Buy in the UK | Buy in Canada

Periodically throughout Olen Steinhauer's 36 YALTA BOULEVARD, Cold War-era protagonist Brano Sev finds himself feeling zbrka, a sensation his Yugoslav sometime lover defines as "the confusion of too many thing[s]"

36 YALTA BOULEVARD calls up plenty of zbrka for the reader, as well. The novel could accurately be described as a political thriller, but its strengths lie not only in the suspenseful plotting, but also in the painstakingly detailed, stark yet empathetic depiction of life behind the Iron Curtain in 1967.

Steinhauer is a US-born permanent resident of Hungary who first travelled to eastern Europe on a Fulbright scholarship in Romania and now lives in Budapest. His sources include the parents of a friend from the former Yugoslavia. You'll want to read 36 YALTA BOULEVARD twice: once rapidly, chasing the plot, and then more slowly, to think about all the observations encountered in passing.
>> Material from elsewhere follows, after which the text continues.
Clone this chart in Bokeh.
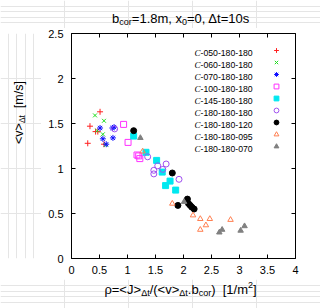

The title refers to the address of the headquarters of the secret police of Brano's never-identified fictional country. When the book begins, Brano, a 40-something sincerely dedicated agent for Yalta, as the bureau is known, wakes up on the wrong side of the curtain, in Vienna. He has survived a fight, but with partial and temporary amnesia and the library card of one Bertrand Richter, whom he is certain is not himself.

When Sev is reunited with Yalta's Vienna resident Josef Lochert, he learns that the evening before, he murdered Richter. Did he? Why? And if, as Lochert claims, he did right in doing so, then why is he subsequently sent back east of the Wall, to work as a third-in-command at a factory in his dismal home town of Bobrka?
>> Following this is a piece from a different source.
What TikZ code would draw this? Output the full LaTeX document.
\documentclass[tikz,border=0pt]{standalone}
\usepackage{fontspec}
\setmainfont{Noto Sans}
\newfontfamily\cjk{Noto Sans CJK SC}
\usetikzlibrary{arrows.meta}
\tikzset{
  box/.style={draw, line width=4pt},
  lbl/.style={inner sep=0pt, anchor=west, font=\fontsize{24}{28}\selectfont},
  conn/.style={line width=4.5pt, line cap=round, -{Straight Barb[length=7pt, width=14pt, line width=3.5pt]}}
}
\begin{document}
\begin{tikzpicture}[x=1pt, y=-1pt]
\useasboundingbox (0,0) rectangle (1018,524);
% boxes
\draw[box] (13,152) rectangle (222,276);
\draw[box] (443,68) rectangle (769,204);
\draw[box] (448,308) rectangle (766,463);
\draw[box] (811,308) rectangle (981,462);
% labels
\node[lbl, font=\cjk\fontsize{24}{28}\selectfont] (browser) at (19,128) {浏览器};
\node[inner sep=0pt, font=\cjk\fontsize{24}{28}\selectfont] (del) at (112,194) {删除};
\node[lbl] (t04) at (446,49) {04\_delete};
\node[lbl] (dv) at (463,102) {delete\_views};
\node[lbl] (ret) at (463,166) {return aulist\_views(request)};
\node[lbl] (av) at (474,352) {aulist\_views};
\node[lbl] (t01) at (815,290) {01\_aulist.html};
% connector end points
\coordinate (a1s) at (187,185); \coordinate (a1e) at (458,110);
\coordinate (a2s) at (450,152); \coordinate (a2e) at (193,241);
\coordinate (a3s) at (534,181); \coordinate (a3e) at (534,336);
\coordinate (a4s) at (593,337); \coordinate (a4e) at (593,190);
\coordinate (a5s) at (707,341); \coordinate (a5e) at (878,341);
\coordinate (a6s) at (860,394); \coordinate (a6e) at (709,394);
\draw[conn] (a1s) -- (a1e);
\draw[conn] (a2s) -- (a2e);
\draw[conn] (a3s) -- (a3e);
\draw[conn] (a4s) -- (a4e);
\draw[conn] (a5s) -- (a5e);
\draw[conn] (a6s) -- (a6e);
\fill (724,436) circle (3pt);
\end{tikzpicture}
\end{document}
From these questions Steinhauer spins a complex story that takes Brano back across the border to Austria where he gets involved with spies and counterspies, a scurrilous group of Christian fundamentalists from America cooking up a dangerous scheme to fight godless Communism, and a plot that may determine both Branošs future and that of Europe.

Steinhauer's description brings Brano's world into focus with the intensity of a bare light bulb suddenly switched on. In the back of a lorry, Brano waits with the clients of a people-trafficking ring:

"They heard the thin man climb out of the cab and talk with the border guards, make a joke and laugh. Then footsteps around the back of the truck. The snap of the lock being opened, doors unlatched. Brano heard the boy's quick inhale, and when the doors opened gray late-morning light bled through the boxes."
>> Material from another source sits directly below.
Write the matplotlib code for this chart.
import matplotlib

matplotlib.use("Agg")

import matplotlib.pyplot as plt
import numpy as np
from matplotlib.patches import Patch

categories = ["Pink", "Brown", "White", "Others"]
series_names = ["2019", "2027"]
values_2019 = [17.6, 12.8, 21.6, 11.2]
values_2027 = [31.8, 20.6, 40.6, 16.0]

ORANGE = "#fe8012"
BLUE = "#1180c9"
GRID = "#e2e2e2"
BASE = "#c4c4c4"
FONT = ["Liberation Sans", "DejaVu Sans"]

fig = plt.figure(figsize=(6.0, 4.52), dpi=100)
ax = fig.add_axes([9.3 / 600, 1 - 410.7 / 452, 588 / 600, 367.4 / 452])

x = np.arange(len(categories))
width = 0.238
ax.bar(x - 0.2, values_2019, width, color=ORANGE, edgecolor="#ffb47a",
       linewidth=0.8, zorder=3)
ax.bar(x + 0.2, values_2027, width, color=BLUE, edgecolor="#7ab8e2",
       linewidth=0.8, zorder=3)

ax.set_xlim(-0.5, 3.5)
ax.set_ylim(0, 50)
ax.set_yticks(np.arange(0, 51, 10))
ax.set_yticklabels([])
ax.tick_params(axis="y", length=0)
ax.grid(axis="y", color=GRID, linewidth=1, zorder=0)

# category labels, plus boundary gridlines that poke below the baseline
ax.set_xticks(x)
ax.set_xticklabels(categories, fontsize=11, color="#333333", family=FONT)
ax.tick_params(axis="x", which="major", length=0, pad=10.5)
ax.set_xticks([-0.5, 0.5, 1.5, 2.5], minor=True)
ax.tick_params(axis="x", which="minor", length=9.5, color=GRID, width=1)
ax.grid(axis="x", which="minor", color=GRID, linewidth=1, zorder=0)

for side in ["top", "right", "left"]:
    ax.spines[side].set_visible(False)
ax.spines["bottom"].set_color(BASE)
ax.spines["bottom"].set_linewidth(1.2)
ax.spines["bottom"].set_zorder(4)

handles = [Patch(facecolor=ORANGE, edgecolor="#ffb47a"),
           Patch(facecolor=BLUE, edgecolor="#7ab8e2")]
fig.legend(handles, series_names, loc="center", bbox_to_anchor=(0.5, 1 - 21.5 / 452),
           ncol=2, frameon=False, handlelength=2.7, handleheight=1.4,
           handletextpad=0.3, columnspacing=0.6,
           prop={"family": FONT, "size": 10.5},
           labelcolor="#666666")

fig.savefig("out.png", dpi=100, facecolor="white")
One tiny criticism of the book might be that British readers may find Steinhauer's use of American dialect vocabulary in Brano's interior monologues jarring. 'Truck' makes regular appearances, and when Brano drops a nail with messages inscribed on it through a hole cut in his pants, he means his trousers, not his underwear. But then, it is published by St Martin's, based in New York. Maybe if there is a British edition, Steinhauer will alter some of the words, though if he doesn't, the book will still be a great read.

In Brano, Steinhauer has impressively created a protagonist with whom it's very difficult to sympathise. Brano is a secret agent, he's killed people for his state's totalitarian regime, and his belief that this is good and necessary has melted over the years into a blind obedience to his superiors and their tattered ideals.

Despite all that, Brano grows on the reader, rather like a very hardy species of lichen. Too abject to be an evil genius, he remains fascinating in his mundaneness, and yet more likeable than the more astute politicals and active fanatics (of Communist and Capitalist affiliation) with whom he contends.

I couldn't help being acutely aware, as I read on, that Brano will be in his 70s or early 80s when the Berlin wall falls. How will he cope with having given his life to a dream that failed, and with living his last years with his neighbours knowing what he once did? When the book's other mysteries are solved, this one remains.